Overall, the companies have a little over 277 billion USD of outstanding bond nominal value. This equates to 1.87% of the global IG corporate bond market index. Apple has the largest weighting at 0.5% of the index, whereas Nvidia, currently the world’s largest company, adds only 0.05%. The MAG7 are currently far from dominating bond indices in the same way that they dominate equity indices.
How may weights change over the next years?
The question, however, remains whether upcoming bond issues could meaningfully change the overall contribution of the MAG7 to corporate bond indices. A quick numerical example shows that it is very unlikely that corporate bonds become equity-like in terms of tech dominance in the market.
Lets’s assume that Microsoft and Amazon finance their 180 billion capex plans fully with corporate bond issues bringing the issued volume of the MAG7 to roughly 450 billion USD. If we generously assume that, over the next three years, these companies will double their outstanding bonds and roll maturing issues into new bonds due to large unforeseen investment needs, we end up with a volume of 900 billion USD in outstanding bonds – a very unlikely extreme scenario.
Assuming the overall global credit index volume grows by almost 6% per year, as it has done over the last five years, the MAG7’s overall weight would reach just 5.65% of the overall index. This equates to 0.84% per issuer, or 0.91% per issuer if we assume that Tesla continues to avoid the bond market. This would make them larger names in the index, but they would still be far from dominant, even in such an unrealistic extreme scenario.
Rating picture: Balance sheets and market positions are some of the best in the world
Table 2: Rating overview of the MAG7 issuers
| MAG7 Company | Median Rating |
|---|---|
| Alphabet/Google | AA |
| Amazon | AA |
| Apple | AA+ |
| Meta Platforms | AA- |
| Microsoft | AAA |
| Nvidia | AA- |
| Tesla | BBB- |
Table 2 illustrates how much leeway the MAG7 companies have to increase leverage to finance their investments and still have investment grade ratings. As can be seen, the median rating of the ratings of the three big rating agencies Moody’s, Standard & Poor’s, and Fitch is in the AA or even AAA area for six out of seven companies.
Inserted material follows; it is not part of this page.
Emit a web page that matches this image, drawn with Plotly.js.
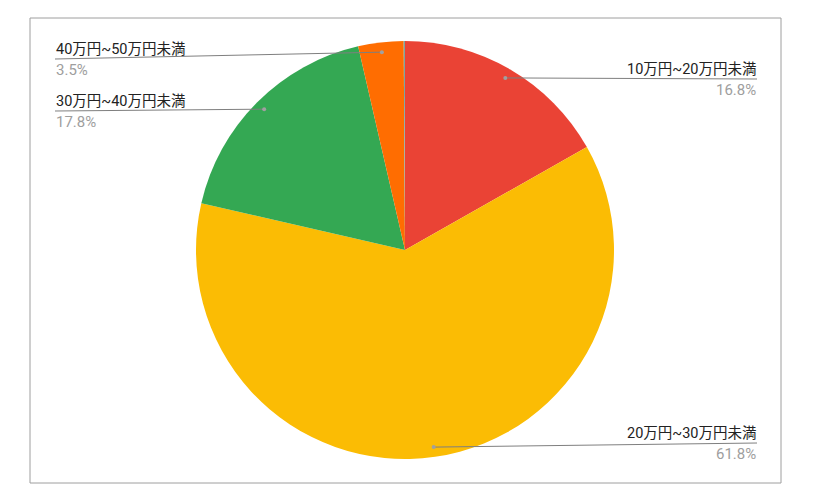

Only Tesla is at the verge of high yield but is not an issuer in the bond market.
The rating agencies take into account not only the strong balance sheets of these companies, but also their growth prospects and market positions. The extremely strong ratings are an indicator of the stability of these companies and their current business models. As ratings usually do not change rapidly, this picture is unlikely to meaningfully change in the short-term.
Are MAG7 bonds expensive?
Are these business models rewarded with spread discounts or does the prospect of more bonds being issued in the future already weigh on valuations? We illustrate this with the Google credit curve vs. its rating peers in the euro credit space.
Figure 1: Alphabet/Google bonds vs. the euro IG AA credit curve
As can be seen in the euro IG AA credit space, Google’s bonds are very close to the average for short and medium maturities and somewhat above the curve for longer maturities. There are no signs of a spread discount relative to the peer group. And while we cannot show all curves of the MAG7 for all major currency areas, the picture looks very similar in most of the cases. Markets seem to currently have a very balanced assessment of the chances and risks associated with the bonds of the large US tech companies.
That does not mean that there are no risks in AI-related bond investments. Outside the MAG7, Oracle has made headlines for investing 25 billion USD over three years in AI-related projects. This led the CDS spread of Oracle to widen forcefully over the last two months as displayed in figure 2.
Figure 2: Oracle CDS spread
As can be seen, over the course of the last two months Oracle CDS spreads increased two-and-a-half-fold reflecting increasing investor worries about the large investments of the BBB rated company. But the large players in the market are in a different situation, and while their spreads may also rise in connection with the upcoming investments, their situation points to a more nuanced market reaction.
Conclusion
Although concentration in the US equity market is a frequently discussed topic, the same phenomenon is not currently experienced in credit markets. Therefore, it is unsurprising that market participants are wondering whether the ongoing and expected issuance of bonds to finance substantial AI-related investments could lead to the corporate bond market becoming more similar to the equity market.
We show that the current weight of the MAG7 in global IG credit indices is small, and it is miniscule compared to the market value of their equity. Moreover, strong balance sheets, strongly growing businesses and dominating market positions lead to very strong credit ratings. This gives the MAG7 companies flexibility to increase leverage without overwhelming credit markets.
We are not arguing that the AI-related growth these companies hope for will not materialise and that valuations will drop significantly in the future. We argue that the overall effect of the MAG7 will be much smaller in credit markets compared to equities even in an extreme scenario with an explosion in new bonds over the next few years. And while there are many worries in bond markets, from lacklustre growth and tariff wars to deteriorating government finances and an uncertain inflation outlook, the MAG7 are currently not high on the list.